If you are an investor, it is important to understand what the role of a dealer means for financial markets. Read ahead to find out the dealer definition and get to know which functions they perform!
Who Is A Dealer?
A dealer, whether an individual or a firm, serves as an intermediary between buyers and sellers by offering bid and ask prices for a particular security. Dealers conduct transactions with any willing investor who agrees to these terms.
What You Need To Know About Dealers
A dealer usually establishes bid prices below the market price and ask prices above it to acquire assets at a lower rate and sell them at a higher one, thus earning the spread between the two prices. However, in return, dealers also assume counterparty risk in the process.
Every market has its own unique dealer type, with each of them undergoing varying levels of regulation. For instance, in the stock market, dealers are subject to strict supervision, while in other cases, such as with the crypto market, the guidelines are less developed.
Depending on the market, a dealer may either interact directly with private investors or exclusively through intermediaries like brokers. However, nowadays, many dealers also function as brokers and are known as broker-dealers.
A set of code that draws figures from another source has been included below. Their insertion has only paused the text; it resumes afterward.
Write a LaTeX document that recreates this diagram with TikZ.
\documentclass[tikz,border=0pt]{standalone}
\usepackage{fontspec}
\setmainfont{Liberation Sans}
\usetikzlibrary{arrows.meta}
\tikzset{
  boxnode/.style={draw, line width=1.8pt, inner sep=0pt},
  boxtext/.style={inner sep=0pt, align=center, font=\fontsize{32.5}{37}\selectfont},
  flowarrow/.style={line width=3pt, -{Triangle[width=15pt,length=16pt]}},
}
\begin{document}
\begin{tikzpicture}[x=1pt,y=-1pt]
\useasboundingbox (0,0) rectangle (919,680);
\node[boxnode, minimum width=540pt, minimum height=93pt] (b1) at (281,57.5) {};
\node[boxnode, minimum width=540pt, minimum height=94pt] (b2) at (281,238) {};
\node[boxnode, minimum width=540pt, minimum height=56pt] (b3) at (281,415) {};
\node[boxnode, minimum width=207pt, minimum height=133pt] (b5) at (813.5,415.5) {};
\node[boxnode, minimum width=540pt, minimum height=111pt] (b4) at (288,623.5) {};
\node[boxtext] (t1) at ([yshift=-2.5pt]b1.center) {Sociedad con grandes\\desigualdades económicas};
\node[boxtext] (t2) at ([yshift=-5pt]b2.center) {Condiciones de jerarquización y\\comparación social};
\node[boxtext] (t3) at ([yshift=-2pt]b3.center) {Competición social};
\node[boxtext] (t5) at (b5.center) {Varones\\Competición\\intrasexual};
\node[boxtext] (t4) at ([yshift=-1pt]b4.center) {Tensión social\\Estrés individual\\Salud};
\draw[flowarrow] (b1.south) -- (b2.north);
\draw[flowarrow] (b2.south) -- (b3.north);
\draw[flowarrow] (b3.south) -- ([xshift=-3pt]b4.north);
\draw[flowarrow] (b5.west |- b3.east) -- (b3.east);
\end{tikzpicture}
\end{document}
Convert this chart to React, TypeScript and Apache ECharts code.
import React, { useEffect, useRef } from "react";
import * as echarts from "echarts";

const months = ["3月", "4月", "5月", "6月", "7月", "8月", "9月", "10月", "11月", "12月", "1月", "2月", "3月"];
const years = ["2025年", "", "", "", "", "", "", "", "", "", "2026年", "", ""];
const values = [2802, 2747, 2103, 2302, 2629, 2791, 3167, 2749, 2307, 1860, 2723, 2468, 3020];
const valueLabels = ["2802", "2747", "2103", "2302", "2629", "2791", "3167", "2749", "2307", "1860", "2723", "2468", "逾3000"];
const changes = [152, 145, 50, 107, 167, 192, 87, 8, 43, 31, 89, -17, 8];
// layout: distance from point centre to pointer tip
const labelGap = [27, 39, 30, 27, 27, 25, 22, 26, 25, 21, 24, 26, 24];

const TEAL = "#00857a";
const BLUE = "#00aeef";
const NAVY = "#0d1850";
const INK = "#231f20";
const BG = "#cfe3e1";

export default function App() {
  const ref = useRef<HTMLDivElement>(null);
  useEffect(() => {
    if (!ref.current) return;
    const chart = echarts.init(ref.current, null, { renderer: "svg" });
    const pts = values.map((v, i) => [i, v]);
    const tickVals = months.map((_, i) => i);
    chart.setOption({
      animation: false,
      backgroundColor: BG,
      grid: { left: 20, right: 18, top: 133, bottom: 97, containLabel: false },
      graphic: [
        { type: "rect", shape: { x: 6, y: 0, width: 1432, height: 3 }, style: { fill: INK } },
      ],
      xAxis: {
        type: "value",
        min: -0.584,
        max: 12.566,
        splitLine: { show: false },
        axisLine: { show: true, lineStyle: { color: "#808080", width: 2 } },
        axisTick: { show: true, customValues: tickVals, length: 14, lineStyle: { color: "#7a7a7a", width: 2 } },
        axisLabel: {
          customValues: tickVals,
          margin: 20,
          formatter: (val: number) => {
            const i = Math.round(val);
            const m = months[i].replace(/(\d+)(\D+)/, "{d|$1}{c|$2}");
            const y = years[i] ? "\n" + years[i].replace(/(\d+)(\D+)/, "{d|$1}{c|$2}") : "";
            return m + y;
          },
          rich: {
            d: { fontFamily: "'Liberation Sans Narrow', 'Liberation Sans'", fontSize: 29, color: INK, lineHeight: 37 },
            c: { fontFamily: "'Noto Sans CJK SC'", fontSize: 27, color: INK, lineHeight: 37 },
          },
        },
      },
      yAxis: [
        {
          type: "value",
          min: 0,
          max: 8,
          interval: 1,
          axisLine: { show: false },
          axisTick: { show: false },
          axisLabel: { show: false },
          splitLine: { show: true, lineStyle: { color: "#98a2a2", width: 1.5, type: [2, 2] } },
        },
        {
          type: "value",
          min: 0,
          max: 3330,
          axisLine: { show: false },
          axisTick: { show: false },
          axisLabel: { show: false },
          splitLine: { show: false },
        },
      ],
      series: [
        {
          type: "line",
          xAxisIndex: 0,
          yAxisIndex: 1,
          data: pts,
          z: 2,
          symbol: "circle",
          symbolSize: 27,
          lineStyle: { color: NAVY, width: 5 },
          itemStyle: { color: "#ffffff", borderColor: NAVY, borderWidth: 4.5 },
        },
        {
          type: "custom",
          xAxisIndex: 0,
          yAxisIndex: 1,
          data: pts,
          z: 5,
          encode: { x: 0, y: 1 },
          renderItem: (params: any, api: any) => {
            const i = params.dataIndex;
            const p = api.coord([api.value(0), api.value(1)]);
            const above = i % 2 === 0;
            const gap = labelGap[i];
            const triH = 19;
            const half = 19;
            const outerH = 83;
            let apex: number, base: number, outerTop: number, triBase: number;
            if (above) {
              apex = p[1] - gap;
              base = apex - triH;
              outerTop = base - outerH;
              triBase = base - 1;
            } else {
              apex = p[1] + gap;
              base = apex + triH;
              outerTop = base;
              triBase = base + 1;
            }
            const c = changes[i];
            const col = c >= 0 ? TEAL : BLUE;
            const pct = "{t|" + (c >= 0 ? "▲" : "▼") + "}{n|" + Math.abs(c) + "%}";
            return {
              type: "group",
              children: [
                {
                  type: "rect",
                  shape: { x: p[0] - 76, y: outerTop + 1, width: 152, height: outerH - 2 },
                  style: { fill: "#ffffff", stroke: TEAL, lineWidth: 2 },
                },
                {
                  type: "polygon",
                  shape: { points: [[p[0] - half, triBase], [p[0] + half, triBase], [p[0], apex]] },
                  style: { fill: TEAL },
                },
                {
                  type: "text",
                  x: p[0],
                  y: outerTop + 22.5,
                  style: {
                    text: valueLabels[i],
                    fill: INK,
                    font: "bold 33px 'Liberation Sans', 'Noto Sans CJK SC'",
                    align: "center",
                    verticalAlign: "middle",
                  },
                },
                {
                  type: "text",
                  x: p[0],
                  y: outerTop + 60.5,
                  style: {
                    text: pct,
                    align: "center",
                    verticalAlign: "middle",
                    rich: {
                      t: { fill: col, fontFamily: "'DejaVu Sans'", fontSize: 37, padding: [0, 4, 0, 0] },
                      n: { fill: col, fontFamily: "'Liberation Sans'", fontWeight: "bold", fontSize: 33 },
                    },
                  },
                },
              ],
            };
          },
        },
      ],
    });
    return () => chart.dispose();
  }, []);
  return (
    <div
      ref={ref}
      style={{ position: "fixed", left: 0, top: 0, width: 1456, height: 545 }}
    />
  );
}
In times of heightened financial activity, whether in a period of growth or decline, dealers often become the focus of public attention and receive high praise or, on the contrary, heavy criticism in the media for inflating asset values or taking advantage of market downturns.
Note that in recent years, dealers have faced various challenges that have impacted their profitability. These factors include industry consolidation, the need for increased tech prerequisites as a means to keep pace with rapidly changing markets, and a more stringent regulatory environment that leads to higher compliance costs.